Yes, you want to get work email on that iPhone, plus access to the CRM system, but you want to password protect it, and when it is lost, have the tools to wipe it. There are services for this (boxtone comes to mind) but your twenty-two year old marketing intern probably isn’t going to have the interest, attention, or time to do mobile device management for your small to medium business.
Why not? Because the mobile device management stuff is a business problem, not a personal one. He got email and salesforce up on his iPhone — All those fancy apps just “slow him down.”
To get someone worrying about the organization’s business, you need a person dedicated to serving the business.
But Matt, you just said the IT Generalist Job is Going Away!
And it is — at least, what we thought that job was ten years ago, when we thought it was setting up user accounts, getting the network to run, installing servers for client/server win32 applications, and helping people connect to printers.
Like the computer operators before them, those tasks have become routine — yet technology marches on.
By building more and more powerful systems, we keep making it possible to do more things with a little effort … the kind that you need professional help to do.
Consider video conferencing 15 years ago – you could pay $25K for a rig that worked half the time, or drive ten miles to Kinkos for $200 an hour.
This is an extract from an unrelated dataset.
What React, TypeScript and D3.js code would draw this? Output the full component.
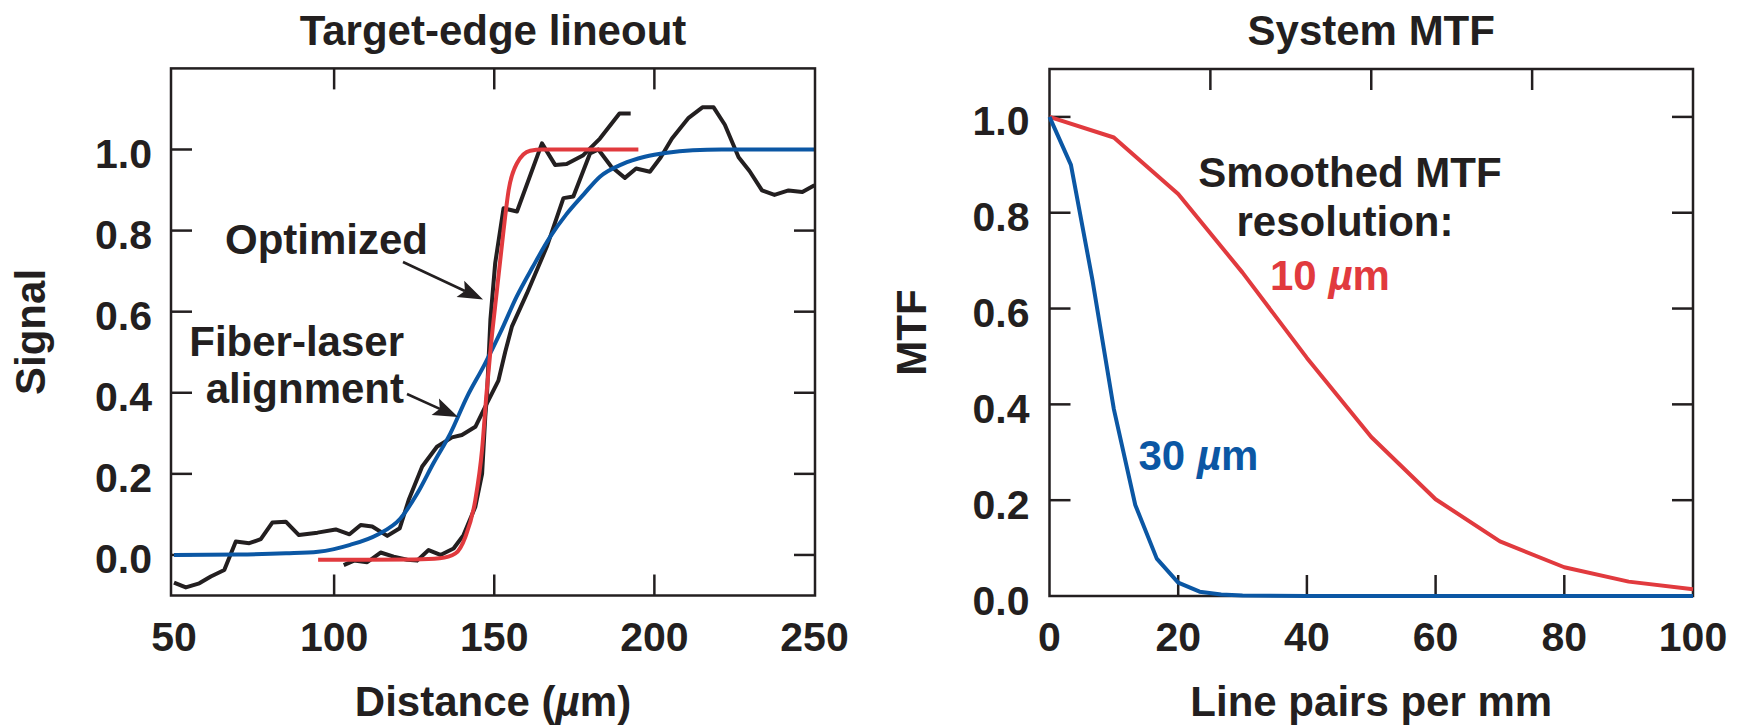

Today, your company can do it with (something like) skype, but if you are highly regulated, my might need some records, some accountability … and someone to manage it all.
We have the same issues with Mobile Technology, with adopting SaaS projects but having a way to eject folks that leave (or are … asked to leave).
As long as we can keep ahead of the game, bringing new skills and abilities to world, then we keep adding value.
And that’s sort of the point.
How To Survive
Nine years ago, I published my first article beyond the college newspaper — “How to Survive The Coming Bust.” The website is gone, you can still find it in the Internet Archive&WayBack Machine.
In that article, I argued that we technologists need to move beyond performing X function or Y function for Z dollars per year, to instead focus on delivering results – solving problems. That we need to add unique value, instead of routinely resetting passwords according to a documented process.
The extreme example of this is the Million Dollar Consultant, where you work as a freelancer, setting your rates as a percentage of the money you will generate or save for your clients – not by an hourly rate.
This isn’t an unheard of thing. Besides obvious commissioned sales work, most IT recruiters get paid a fee based on placement, regardless of if the search took six months or six hours.
You don’t have to go freelance to do this, just focus on what problems and opportunities your clients have, and how you can enable them.
When the computer operators did that, they turned into the IT generalists — and where the IT generalists are doing that, they are turning into … whatever comes next.
Somehow, I am not worried about Ben Rousch.
What about you?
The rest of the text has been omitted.